L'amministrazione non può disconoscere la detraibilità dell'Iva relativa a un costo risultante da una fattura regolarmente registrata limitandosi a rilevare una possibile antieconomicità. Deve invece fornire elementi che dimostrino la non veridicità o la non inerenza dell'operazione.
Ad affermare questi interessanti principi è la Corte di cassazione con la sentenza n. 25999/2014. La vicenda trae origine da un avviso di accertamento con il quale l'agenzia delle Entrate negava la detraibilità dell'Iva su fatture di servizi (quali elaborazione e registrazione di fatture, controllo di gestione, certificazione di qualità e sugli acquisti) scambiati tra società appartenenti a un gruppo.

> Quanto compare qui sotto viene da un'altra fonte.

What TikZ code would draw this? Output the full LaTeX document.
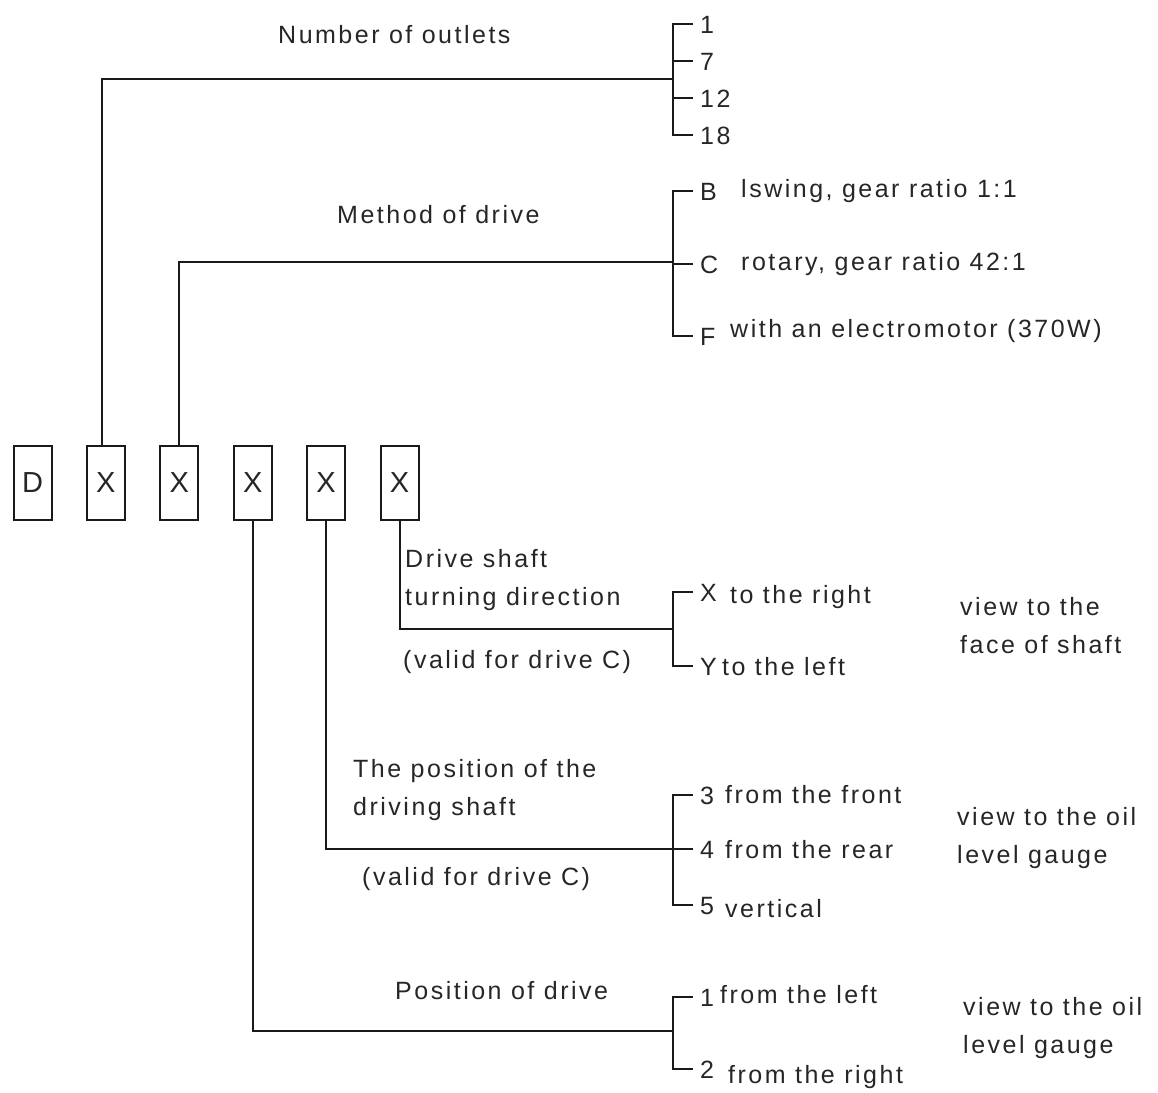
\documentclass[tikz,border=0pt]{standalone}
\usepackage{fontspec}
\setmainfont{Liberation Sans}[LetterSpace=10]
\newfontfamily\boxfont{Liberation Sans}
\definecolor{ink}{HTML}{262626}
\definecolor{wirecol}{HTML}{1A1A1A}
\tikzset{
  slot/.style={draw=wirecol,line width=2pt,minimum width=38pt,minimum height=74pt,inner sep=0pt,text=ink,font=\boxfont\fontsize{29}{29}\selectfont},
  txt/.style={anchor=base west,inner sep=0pt,text=ink,font=\fontsize{25}{30}\selectfont},
  code/.style={anchor=west,inner xsep=7pt,inner ysep=0pt,text height=18pt,text depth=0pt,text=ink,font=\fontsize{25}{30}\selectfont},
  lead/.style={draw=wirecol,line width=2pt}
}
\begin{document}
\begin{tikzpicture}[x=1pt,y=-1pt]
\useasboundingbox (0,0) rectangle (1158,1092);
% type code boxes
\foreach \t [count=\i] in {D,X,X,X,X,X}{\node[slot] (b\i) at ({32.5+(\i-1)*73.4},483) {\t};}
% joints on the brackets
\coordinate (j1) at (673,79);\coordinate (j2) at (673,262);\coordinate (j3) at (673,629);\coordinate (j4) at (673,849);\coordinate (j5) at (673,1031);
\draw[lead] ([xshift=-4pt]b2.north) |- (j1);
\draw[lead] (b3.north) |- (j2);
\draw[lead] (b6.south) |- (j3);
\draw[lead] (b5.south) |- (j4);
\draw[lead] (b4.south) |- (j5);
% number of outlets
\node[txt] (outl) at (278,43) {Number of outlets};
\foreach \c/\y [count=\k] in {1/24,7/61,12/98,18/135}{\node[code] (n\k) at (693,\y) {\c};}
\draw[lead] (n1.west) -| (n4.west -| j1) -- (n4.west);
\foreach \k in {2,3}{\draw[lead] (n\k.west) -- (n\k.west -| j1);}
% method of drive
\node[txt] (meth) at (337,223) {Method of drive};
\foreach \c/\y [count=\k] in {B/191,C/264,F/336}{\node[code] (d\k) at (693,\y) {\c};}
\draw[lead] (d1.west) -| (d3.west -| j2) -- (d3.west);
\draw[lead] (d2.west) -- (d2.west -| j2);
\node[txt] (dB) at (741,197) {lswing, gear ratio 1:1};
\node[txt] (dC) at (741,270) {rotary, gear ratio 42:1};
\node[txt] (dF) at (730,337) {with an electromotor (370W)};
% turning direction
\node[txt] (turn1) at (405,567) {Drive shaft};
\node[txt] (turn2) at (405,605) {turning direction};
\node[txt] (turn3) at (403,668) {(valid for drive C)};
\foreach \c/\y [count=\k] in {X/592,Y/666}{\node[code] (t\k) at (693,\y) {\c};}
\draw[lead] (t1.west) -| (t2.west -| j3) -- (t2.west);
\node[txt] (tX) at (730,603) {to the right};
\node[txt] (tY) at (722,675) {to the left};
\node[txt] (view1) at (960,615) {view to the};
\node[txt] (view1b) at (960,653) {face of shaft};
% position of the driving shaft
\node[txt] (shaft1) at (353,777) {The position of the};
\node[txt] (shaft2) at (353,815) {driving shaft};
\node[txt] (shaft3) at (362,885) {(valid for drive C)};
\foreach \c/\y [count=\k] in {3/795,4/849,5/905}{\node[code] (s\k) at (693,\y) {\c};}
\draw[lead] (s1.west) -| (s3.west -| j4) -- (s3.west);
\draw[lead] (s2.west) -- (s2.west -| j4);
\node[txt] (s3d) at (725,803) {from the front};
\node[txt] (s4d) at (725,858) {from the rear};
\node[txt] (s5d) at (725,917) {vertical};
\node[txt] (view2) at (957,825) {view to the oil};
\node[txt] (view2b) at (957,863) {level gauge};
% position of drive
\node[txt] (side) at (395,999) {Position of drive};
\foreach \c/\y [count=\k] in {1/997,2/1069}{\node[code] (p\k) at (693,\y) {\c};}
\draw[lead] (p1.west) -| (p2.west -| j5) -- (p2.west);
\node[txt] (p1d) at (720,1003) {from the left};
\node[txt] (p2d) at (728,1083) {from the right};
\node[txt] (view3) at (963,1015) {view to the oil};
\node[txt] (view3b) at (963,1053) {level gauge};
\end{tikzpicture}
\end{document}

Secondo l'ufficio, i costi fatturati erano privi dei requisiti di certezza e oggettività, poiché sproporzionati rispetto al presumibile carico di lavoro deducibile dal volume di affari. Inoltre, l'impresa, non avrebbe provato l'esistenza delle prestazioni ricevute. La società ha proposto ricorso dinanzi al giudice tributario, il quale, in entrambi i gradi di merito, ha confermato la legittimità della pretesa. La decisione è stata impugnata in Cassazione, che ha accolto le ragioni della contribuente. La Suprema Corte ha chiarito che l'onere della prova sull'esistenza di un'operazione grava sull'amministrazione. L'intera disciplina tributaria obbliga, infatti, il contribuente alla tenuta delle scritture contabili che rappresentano l'unico adempimento a carico del contribuente per dimostrare la propria realtà economica. Grava, quindi, sull'ufficio che disconosce la deducibilità di un costo o la detraibilità di un'imposta, l'onere della prova sulla veridicità o sull'inerenza della registrazione. La fattura è documento idoneo a rappresentare il costo dell'impresa e pertanto ove l'amministrazione lo ritenga inesistente o non inerente, lo deve provare. Spetta poi al giudice tributario valutare singolarmente e complessivamente gli elementi indiziari forniti dall'ufficio, motivando nella sentenza l'eventuale esistenza della gravità, precisione e concordanza, consentendo così l'ingresso alla prova contraria del contribuente. In merito, poi, alla congruità del corrispettivo fatturato, la Cassazione, dopo aver richiamato i principi contenuti nelle direttive Ce, afferma chela manifesta illogicità o anomalia della condotta benpuò essere un elemento indiziario, ma grava in ogni caso sull'amministrazione la prova, anche presuntiva, che le operazioni poste in essere sono assolutamente contrarie ai canoni di economia. Alla luce di tali principi, consegue che il diritto alla detrazione dell'imposta può essere escluso solo se l'ufficio dimostri che l'antieconomicità sia sintomo di non veridicità della fattura ovvero di non inerenza della destinazione del servizio o del bene. La Corte conclude affermando che consentire un'immotivata contestazione da parte dell'ufficio, significherebbe privare di rilevanza il documento "fattura", anche dinanzi a un regolare comportamento del contribuente in ordine ai propri obblighi contabili.